My relationship with the word disabled hasn’t always been pretty. You can probably correlate my confidence in myself with how I treat the word disabled. Right now, I’m just short of getting an old sailor-style heart tattooed on my body with the word disabled emblazoned across it and I know that a lot of people don’t understand my pride in the term but I’m going to explain why.
I’ve spent my entire life living with a disability, 23 of those years were on crutches and eight of those in a wheelchair. I am disabled. I’ve got a dark sense of humour. I am disabled. I’ve got scars running down my spine and across my legs. I am disabled. I’ve got dyed blonde hair, blue eyes and pale skin. I am disabled. I am Louise Bruton. Lou Bru. Luberachi. I am disabled.
My disability has shaped every inch of who I am and I’d be a fool to distance myself from that but that’s what I used to do. I avoided the word. When people saw my crutches, they’d ask if my leg was broken. I’d say yes and spin some fantastical story about how I was actually a really good rugby player and I was injured in a scrum gone wrong. Even when I wasn’t a wheelchair user, I’d want to park in the wheelchair parking spot and not the disabled parking spot. I did not want to be associated with the word disabled because I did not want to be seen as disabled. In a vicious display of self-hate and denial, distancing myself from the word prevented me from asking for the help I needed or using the services and facilities that would have made my life a hell of a lot easier.

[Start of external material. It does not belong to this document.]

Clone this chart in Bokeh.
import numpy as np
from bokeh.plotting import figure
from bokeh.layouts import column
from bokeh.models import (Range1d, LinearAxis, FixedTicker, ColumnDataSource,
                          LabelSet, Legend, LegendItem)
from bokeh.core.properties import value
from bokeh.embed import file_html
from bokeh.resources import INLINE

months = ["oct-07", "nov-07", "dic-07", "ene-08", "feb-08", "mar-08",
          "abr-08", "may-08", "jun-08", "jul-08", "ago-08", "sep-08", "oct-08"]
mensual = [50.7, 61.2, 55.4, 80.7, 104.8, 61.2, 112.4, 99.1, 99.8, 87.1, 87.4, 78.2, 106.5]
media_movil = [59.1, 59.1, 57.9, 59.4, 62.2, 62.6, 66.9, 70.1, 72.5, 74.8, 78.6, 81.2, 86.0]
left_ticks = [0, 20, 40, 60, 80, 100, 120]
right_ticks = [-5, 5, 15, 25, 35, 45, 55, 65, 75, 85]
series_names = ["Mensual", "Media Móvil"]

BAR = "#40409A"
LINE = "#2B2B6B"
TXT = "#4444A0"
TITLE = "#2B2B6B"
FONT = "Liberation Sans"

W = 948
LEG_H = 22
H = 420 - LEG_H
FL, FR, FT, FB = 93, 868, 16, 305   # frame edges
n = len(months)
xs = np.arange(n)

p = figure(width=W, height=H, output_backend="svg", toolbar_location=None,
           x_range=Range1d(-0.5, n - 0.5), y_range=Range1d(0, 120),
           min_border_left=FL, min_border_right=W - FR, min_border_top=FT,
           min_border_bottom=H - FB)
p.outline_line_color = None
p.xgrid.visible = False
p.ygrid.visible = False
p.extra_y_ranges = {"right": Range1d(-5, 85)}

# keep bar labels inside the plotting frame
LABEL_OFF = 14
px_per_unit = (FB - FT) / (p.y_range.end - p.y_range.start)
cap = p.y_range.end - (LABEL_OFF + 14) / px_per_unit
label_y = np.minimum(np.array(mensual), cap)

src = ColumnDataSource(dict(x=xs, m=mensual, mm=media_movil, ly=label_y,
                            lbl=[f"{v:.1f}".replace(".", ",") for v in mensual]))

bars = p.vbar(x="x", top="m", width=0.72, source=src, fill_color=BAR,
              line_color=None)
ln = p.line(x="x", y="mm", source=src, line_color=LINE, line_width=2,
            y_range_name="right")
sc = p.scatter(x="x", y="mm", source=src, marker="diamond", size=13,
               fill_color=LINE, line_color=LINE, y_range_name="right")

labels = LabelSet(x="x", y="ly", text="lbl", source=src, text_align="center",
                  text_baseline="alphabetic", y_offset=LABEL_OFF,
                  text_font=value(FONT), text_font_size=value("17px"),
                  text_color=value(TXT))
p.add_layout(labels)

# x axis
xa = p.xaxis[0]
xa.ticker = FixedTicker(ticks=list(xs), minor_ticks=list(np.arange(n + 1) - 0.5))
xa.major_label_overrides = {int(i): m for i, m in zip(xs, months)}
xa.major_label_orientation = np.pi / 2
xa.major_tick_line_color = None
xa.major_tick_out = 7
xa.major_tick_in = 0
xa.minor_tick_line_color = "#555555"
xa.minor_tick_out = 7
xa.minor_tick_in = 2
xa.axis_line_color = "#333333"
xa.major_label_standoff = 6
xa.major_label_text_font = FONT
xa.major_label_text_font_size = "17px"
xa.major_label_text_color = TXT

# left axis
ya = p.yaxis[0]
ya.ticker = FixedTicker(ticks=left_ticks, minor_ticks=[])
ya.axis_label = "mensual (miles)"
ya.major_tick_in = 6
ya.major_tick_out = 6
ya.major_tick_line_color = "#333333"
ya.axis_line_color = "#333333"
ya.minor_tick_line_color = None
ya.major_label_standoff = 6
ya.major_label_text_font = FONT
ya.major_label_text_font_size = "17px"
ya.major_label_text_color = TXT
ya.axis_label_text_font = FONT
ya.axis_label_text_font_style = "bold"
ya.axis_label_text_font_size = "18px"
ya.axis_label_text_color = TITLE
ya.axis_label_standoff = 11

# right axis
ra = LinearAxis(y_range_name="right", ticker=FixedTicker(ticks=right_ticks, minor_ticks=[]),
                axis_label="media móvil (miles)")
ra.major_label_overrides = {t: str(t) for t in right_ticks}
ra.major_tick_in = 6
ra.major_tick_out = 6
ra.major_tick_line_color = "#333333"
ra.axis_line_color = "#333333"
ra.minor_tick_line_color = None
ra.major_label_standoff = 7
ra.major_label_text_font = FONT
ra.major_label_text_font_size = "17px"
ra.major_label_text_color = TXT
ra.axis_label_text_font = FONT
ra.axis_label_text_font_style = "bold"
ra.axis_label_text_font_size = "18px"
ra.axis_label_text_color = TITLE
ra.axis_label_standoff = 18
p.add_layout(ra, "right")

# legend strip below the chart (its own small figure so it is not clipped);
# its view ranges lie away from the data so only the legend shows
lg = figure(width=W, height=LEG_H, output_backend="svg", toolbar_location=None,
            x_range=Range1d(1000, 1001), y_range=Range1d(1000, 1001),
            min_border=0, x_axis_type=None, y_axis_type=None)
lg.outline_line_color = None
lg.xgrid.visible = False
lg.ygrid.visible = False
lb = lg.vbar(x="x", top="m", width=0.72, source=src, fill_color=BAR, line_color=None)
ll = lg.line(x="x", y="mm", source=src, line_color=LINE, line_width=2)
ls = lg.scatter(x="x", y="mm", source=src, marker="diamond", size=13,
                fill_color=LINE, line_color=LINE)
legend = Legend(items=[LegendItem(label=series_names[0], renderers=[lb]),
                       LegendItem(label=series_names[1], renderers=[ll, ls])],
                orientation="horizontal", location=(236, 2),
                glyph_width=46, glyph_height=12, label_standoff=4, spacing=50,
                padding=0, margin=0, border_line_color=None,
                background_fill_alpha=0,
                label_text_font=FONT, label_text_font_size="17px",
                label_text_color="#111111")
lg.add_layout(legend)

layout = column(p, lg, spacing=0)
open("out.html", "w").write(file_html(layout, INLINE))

I was disabled. Instead of baulking at this new level of discrimination, I decided to challenge it.
My acceptance came when I was 25. I was two years into being a full-time wheelchair user and something changed in me. I started writing about my disability and, in turn, became an activist for disability rights. It’s quite the leap to make, to hate the thing you are to becoming a flag-waving, protest-leading activist for that same thing in a matter of years but that’s what happened to me. Making the switch from crutches to a wheelchair opened my eyes to how shut off the world was to wheelchair users and I couldn’t distance myself from that. I was disabled. Instead of baulking at this new level of discrimination, I decided to challenge it. At this time, I was referring to myself as a person living with a disability rather than being disabled. I led with the person because I thought “I’m a person first, a disabled woman second” but when every second of my life has been lived as a disabled woman, how can I separate those two things?
In this age of inspiration culture, non-disabled people - some of them my own friends - want to use more empowering language because they feel like the word disabled has a negative connotation. They suggest phrases like “differently abled” or “physically challenged” but these phrases are just incredibly patronising. It’s a cutesy way of eliminating disability, says the activist in me but the nicer version of me will calmly tell you why that just won’t work.
Our community, our team
Some of us are winning gold medals and changing laws and some of us are just as confused and directionless as the rest of you.
Disabled people by and large face discrimination in shape or form every day of their lives. Whether it’s being talked down to by a stranger, a friend or a family member, not having the same access to education, healthcare or employment as non-disabled people, being denied the freedom of choice, the freedom to travel, the freedom to marry whoever we like or being denied the same physical access to buildings, limiting our social lives and life experiences. Disability is a blanket term to cover the many degrees of disability but it is a unifying one in our community, our team. Since taking on the word disability as a shield and a badge of pride, I’ve found a community that has pockets all over the world and the strength is in our numbers.
The most empowering thing you can do is own the word disabled.
We’ve found each other and we’re increasing our visibility in the world, we’re putting forward a more articulate argument for equal rights and inclusion. Some of us are winning gold medals and changing laws and some of us are just as confused and directionless as the rest of you. We can’t all be the heroes that inspiration culture wants us to be but that doesn’t mean that our stories shouldn’t be shared. We’ve distanced ourselves from archaic words like wheelchair-bound and there’s a retaliation against words like retarded. Those are the words you shouldn’t use because they are the words that restrict us. Those are the words that want to keep us out of view and out of society but they feel no different to “differently abled” or “physically challenged” because those words want us to be a certain way; a rose-tinted way of who and what we are. And we can’t rose tint it because it’s hard. Of course it’s hard. Life is hard for everyone but we, the disabled community, are constantly trying to remind the larger world of our existence. If we can’t find acceptance in the word disabled, how do we intend to fight for acceptance? We can’t tone down or repackage disability as something cute or empowering to make it more acceptable to non-disabled people because if you change the word, will life suddenly become easier for us? No, it will not. The most empowering thing you can do is own the word disabled.
I am everything I am because of my disability. If you take that word away from me, I don’t know what I’ll have left. I am disabled and I use that word to defy everyone who wants me to be something I’m not.